§ **Short task**: Find each line with the string "this" and copy it.

§ **Dataset rows**:
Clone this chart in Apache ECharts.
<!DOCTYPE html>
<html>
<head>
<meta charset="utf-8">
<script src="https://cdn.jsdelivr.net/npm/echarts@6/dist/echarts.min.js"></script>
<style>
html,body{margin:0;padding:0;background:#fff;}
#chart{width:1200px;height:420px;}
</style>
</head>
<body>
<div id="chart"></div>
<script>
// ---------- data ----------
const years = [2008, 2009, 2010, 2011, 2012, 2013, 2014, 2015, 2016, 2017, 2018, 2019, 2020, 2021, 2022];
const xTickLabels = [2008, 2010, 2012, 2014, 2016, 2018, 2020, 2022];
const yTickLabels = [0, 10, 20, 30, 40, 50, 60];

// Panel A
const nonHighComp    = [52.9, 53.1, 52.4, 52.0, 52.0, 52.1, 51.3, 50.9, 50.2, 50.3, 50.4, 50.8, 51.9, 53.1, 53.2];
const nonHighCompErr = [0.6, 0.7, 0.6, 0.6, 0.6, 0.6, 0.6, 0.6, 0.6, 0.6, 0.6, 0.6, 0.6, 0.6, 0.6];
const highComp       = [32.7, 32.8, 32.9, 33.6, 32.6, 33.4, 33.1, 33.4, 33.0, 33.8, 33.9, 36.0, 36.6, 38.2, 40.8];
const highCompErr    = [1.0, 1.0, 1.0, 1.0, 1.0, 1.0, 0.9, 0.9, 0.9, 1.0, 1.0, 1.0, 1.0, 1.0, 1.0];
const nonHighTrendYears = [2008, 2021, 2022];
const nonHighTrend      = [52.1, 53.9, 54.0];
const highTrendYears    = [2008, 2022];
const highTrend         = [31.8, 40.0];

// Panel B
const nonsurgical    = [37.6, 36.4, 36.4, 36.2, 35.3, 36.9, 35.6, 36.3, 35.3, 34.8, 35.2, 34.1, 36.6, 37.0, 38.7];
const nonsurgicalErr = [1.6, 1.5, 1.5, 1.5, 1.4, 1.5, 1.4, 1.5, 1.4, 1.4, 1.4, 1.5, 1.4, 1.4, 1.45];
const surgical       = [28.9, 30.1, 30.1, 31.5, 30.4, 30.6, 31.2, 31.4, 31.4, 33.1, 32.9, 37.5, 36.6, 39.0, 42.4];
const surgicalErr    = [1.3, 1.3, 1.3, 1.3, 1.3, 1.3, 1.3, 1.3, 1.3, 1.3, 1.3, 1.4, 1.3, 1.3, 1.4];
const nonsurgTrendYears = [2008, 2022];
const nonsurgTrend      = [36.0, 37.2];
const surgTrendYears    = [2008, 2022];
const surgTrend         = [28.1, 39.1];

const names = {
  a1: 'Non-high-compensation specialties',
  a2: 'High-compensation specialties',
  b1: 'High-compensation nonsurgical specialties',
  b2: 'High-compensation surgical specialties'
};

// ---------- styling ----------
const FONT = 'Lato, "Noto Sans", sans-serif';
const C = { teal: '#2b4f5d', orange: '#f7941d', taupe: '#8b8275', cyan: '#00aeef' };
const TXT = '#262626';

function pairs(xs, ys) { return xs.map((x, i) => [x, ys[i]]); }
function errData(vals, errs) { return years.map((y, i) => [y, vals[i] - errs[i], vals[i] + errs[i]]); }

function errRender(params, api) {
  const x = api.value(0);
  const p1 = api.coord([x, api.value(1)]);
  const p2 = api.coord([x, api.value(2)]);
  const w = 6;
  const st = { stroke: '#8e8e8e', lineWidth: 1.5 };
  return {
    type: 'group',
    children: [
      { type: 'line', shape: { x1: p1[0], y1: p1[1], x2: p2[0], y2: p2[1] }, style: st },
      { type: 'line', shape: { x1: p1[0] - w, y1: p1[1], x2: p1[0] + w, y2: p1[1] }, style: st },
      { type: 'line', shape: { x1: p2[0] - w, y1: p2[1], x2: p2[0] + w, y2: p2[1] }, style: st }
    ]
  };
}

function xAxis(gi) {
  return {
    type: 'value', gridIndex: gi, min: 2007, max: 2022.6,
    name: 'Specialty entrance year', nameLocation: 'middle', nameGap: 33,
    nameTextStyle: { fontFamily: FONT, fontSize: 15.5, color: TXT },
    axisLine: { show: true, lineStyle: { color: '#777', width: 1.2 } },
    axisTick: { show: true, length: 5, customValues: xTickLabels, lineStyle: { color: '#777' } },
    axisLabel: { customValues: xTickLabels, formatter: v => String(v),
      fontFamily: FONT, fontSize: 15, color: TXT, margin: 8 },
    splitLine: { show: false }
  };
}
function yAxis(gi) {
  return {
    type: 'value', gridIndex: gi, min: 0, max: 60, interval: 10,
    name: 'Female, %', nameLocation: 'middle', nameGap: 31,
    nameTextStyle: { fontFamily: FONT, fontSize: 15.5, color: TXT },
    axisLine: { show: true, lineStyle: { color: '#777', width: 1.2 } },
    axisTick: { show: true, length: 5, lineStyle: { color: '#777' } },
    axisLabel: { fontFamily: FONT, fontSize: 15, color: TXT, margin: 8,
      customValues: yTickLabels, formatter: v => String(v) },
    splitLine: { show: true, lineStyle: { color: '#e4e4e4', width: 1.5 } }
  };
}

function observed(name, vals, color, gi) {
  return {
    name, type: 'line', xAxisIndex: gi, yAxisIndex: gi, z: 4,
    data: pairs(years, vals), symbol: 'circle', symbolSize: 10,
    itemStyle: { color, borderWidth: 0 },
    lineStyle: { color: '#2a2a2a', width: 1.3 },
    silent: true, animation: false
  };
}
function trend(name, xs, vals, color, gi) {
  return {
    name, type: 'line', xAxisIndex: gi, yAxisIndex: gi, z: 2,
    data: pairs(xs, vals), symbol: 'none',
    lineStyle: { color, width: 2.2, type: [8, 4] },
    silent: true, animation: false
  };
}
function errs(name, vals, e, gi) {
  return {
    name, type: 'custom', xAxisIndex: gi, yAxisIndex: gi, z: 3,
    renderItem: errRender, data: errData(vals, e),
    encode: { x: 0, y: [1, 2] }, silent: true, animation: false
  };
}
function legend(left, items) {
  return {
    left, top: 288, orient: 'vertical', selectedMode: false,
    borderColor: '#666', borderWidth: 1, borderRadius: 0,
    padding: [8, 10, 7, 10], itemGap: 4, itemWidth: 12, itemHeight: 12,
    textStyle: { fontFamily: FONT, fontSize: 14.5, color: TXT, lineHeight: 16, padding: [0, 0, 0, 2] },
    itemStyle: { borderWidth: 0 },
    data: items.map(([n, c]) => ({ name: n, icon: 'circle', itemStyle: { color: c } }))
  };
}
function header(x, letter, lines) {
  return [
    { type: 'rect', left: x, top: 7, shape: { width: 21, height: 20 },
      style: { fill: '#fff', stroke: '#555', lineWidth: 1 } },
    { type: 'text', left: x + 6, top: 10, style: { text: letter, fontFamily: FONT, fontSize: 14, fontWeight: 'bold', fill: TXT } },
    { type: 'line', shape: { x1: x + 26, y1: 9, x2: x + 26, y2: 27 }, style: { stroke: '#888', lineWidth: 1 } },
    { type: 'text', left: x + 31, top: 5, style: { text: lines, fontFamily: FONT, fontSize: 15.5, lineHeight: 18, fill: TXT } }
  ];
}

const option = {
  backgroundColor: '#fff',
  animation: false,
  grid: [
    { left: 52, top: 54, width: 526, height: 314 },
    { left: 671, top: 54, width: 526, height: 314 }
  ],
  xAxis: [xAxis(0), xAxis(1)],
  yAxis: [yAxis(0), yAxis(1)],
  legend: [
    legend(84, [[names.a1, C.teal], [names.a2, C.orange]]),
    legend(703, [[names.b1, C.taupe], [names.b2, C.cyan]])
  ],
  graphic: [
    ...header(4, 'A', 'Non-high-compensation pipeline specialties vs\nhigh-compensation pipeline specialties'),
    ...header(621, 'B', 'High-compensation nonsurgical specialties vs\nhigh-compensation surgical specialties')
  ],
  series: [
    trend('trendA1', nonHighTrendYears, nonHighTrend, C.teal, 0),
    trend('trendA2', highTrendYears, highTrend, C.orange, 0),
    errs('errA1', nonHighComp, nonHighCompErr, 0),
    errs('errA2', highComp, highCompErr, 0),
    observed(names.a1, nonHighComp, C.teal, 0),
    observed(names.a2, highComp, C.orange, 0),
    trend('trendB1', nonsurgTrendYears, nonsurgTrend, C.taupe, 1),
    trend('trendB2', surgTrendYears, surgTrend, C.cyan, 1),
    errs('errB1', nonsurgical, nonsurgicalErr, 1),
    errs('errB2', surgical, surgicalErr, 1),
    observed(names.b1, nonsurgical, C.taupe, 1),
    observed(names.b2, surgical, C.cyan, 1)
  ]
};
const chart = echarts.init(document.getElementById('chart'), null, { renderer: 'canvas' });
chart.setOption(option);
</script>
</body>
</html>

* * *

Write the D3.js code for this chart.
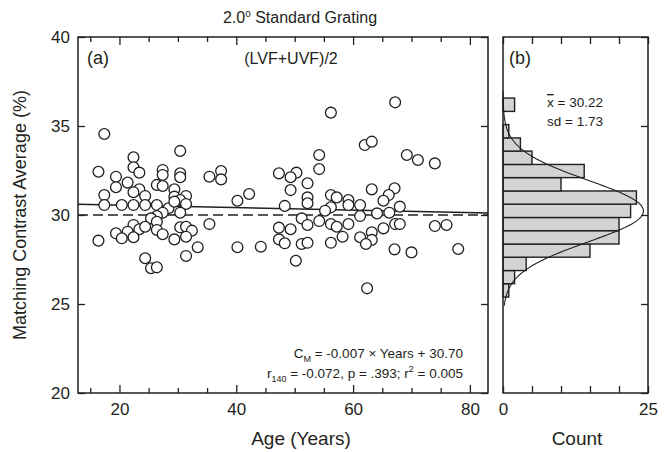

§ **Correct output**:
Clone this chart in Apache ECharts.
Write the D3.js code for this chart.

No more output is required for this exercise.